What you have to do: Drop every picture, then transcribe the remaining data exactly.

___ Information provided

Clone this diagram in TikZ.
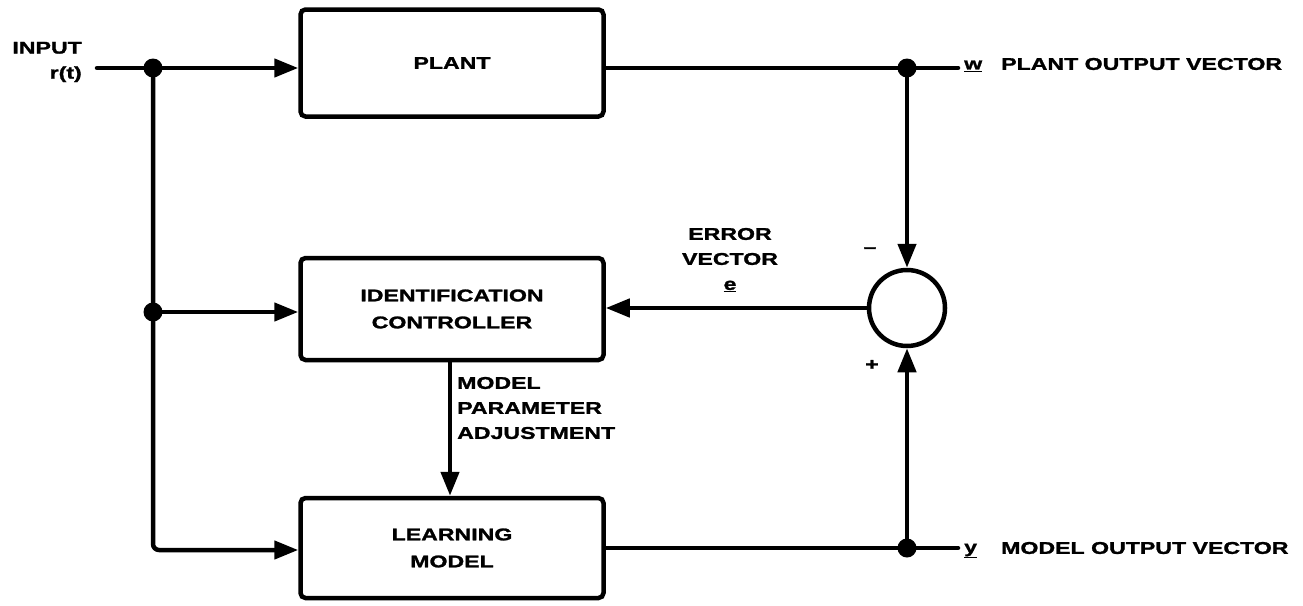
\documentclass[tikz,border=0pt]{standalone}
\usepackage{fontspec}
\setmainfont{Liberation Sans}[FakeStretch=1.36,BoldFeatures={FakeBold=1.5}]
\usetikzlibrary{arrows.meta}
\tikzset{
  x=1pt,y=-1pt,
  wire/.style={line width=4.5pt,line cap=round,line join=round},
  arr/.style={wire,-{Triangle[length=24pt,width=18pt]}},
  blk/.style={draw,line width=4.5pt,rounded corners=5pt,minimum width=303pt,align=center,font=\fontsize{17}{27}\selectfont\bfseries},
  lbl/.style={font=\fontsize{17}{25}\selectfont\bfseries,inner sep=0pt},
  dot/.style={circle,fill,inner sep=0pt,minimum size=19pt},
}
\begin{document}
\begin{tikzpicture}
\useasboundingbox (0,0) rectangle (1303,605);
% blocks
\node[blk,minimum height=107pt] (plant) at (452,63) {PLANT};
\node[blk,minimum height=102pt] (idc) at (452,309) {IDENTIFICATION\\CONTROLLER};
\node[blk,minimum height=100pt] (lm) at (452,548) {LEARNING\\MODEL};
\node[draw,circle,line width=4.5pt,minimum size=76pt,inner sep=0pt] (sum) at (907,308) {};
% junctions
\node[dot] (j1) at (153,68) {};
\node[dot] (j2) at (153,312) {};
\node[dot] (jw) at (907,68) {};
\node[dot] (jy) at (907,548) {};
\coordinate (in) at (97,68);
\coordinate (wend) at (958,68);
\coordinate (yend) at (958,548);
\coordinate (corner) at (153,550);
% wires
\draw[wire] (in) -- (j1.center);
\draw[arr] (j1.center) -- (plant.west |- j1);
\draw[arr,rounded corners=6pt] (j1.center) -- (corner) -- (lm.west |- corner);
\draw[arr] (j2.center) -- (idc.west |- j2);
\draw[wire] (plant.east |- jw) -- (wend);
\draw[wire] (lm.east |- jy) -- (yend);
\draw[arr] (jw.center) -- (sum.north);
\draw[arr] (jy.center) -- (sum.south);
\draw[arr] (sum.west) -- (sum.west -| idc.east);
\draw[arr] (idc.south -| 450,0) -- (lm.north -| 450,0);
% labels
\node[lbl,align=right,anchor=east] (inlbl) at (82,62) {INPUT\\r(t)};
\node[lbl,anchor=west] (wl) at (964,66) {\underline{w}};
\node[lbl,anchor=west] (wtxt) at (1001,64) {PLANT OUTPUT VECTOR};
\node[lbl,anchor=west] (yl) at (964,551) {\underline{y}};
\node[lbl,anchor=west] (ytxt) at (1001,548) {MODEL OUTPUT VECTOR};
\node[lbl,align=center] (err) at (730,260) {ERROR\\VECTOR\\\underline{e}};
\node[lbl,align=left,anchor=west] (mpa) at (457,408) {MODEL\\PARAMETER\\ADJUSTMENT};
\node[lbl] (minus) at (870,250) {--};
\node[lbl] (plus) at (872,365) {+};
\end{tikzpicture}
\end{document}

______

Problem solution:
Clone this diagram in TikZ.
\documentclass[tikz,border=0pt]{standalone}
\usepackage{fontspec}
\setmainfont{Liberation Sans}[FakeStretch=1.36,BoldFeatures={FakeBold=1.5}]
\usetikzlibrary{arrows.meta}
\tikzset{
  x=1pt,y=-1pt,
  wire/.style={line width=4.5pt,line cap=round,line join=round},
  arr/.style={wire,-{Triangle[length=24pt,width=18pt]}},
  blk/.style={draw,line width=4.5pt,rounded corners=5pt,minimum width=303pt,align=center,font=\fontsize{17}{27}\selectfont\bfseries},
  lbl/.style={font=\fontsize{17}{25}\selectfont\bfseries,inner sep=0pt},
  dot/.style={circle,fill,inner sep=0pt,minimum size=19pt},
}
\begin{document}
\begin{tikzpicture}
\useasboundingbox (0,0) rectangle (1303,605);
% blocks
\node[blk,minimum height=107pt] (plant) at (452,63) {PLANT};
\node[blk,minimum height=102pt] (idc) at (452,309) {IDENTIFICATION\\CONTROLLER};
\node[blk,minimum height=100pt] (lm) at (452,548) {LEARNING\\MODEL};
\node[draw,circle,line width=4.5pt,minimum size=76pt,inner sep=0pt] (sum) at (907,308) {};
% junctions
\node[dot] (j1) at (153,68) {};
\node[dot] (j2) at (153,312) {};
\node[dot] (jw) at (907,68) {};
\node[dot] (jy) at (907,548) {};
\coordinate (in) at (97,68);
\coordinate (wend) at (958,68);
\coordinate (yend) at (958,548);
\coordinate (corner) at (153,550);
% wires
\draw[wire] (in) -- (j1.center);
\draw[arr] (j1.center) -- (plant.west |- j1);
\draw[arr,rounded corners=6pt] (j1.center) -- (corner) -- (lm.west |- corner);
\draw[arr] (j2.center) -- (idc.west |- j2);
\draw[wire] (plant.east |- jw) -- (wend);
\draw[wire] (lm.east |- jy) -- (yend);
\draw[arr] (jw.center) -- (sum.north);
\draw[arr] (jy.center) -- (sum.south);
\draw[arr] (sum.west) -- (sum.west -| idc.east);
\draw[arr] (idc.south -| 450,0) -- (lm.north -| 450,0);
% labels
\node[lbl,align=right,anchor=east] (inlbl) at (82,62) {INPUT\\r(t)};
\node[lbl,anchor=west] (wl) at (964,66) {\underline{w}};
\node[lbl,anchor=west] (wtxt) at (1001,64) {PLANT OUTPUT VECTOR};
\node[lbl,anchor=west] (yl) at (964,551) {\underline{y}};
\node[lbl,anchor=west] (ytxt) at (1001,548) {MODEL OUTPUT VECTOR};
\node[lbl,align=center] (err) at (730,260) {ERROR\\VECTOR\\\underline{e}};
\node[lbl,align=left,anchor=west] (mpa) at (457,408) {MODEL\\PARAMETER\\ADJUSTMENT};
\node[lbl] (minus) at (870,250) {--};
\node[lbl] (plus) at (872,365) {+};
\end{tikzpicture}
\end{document}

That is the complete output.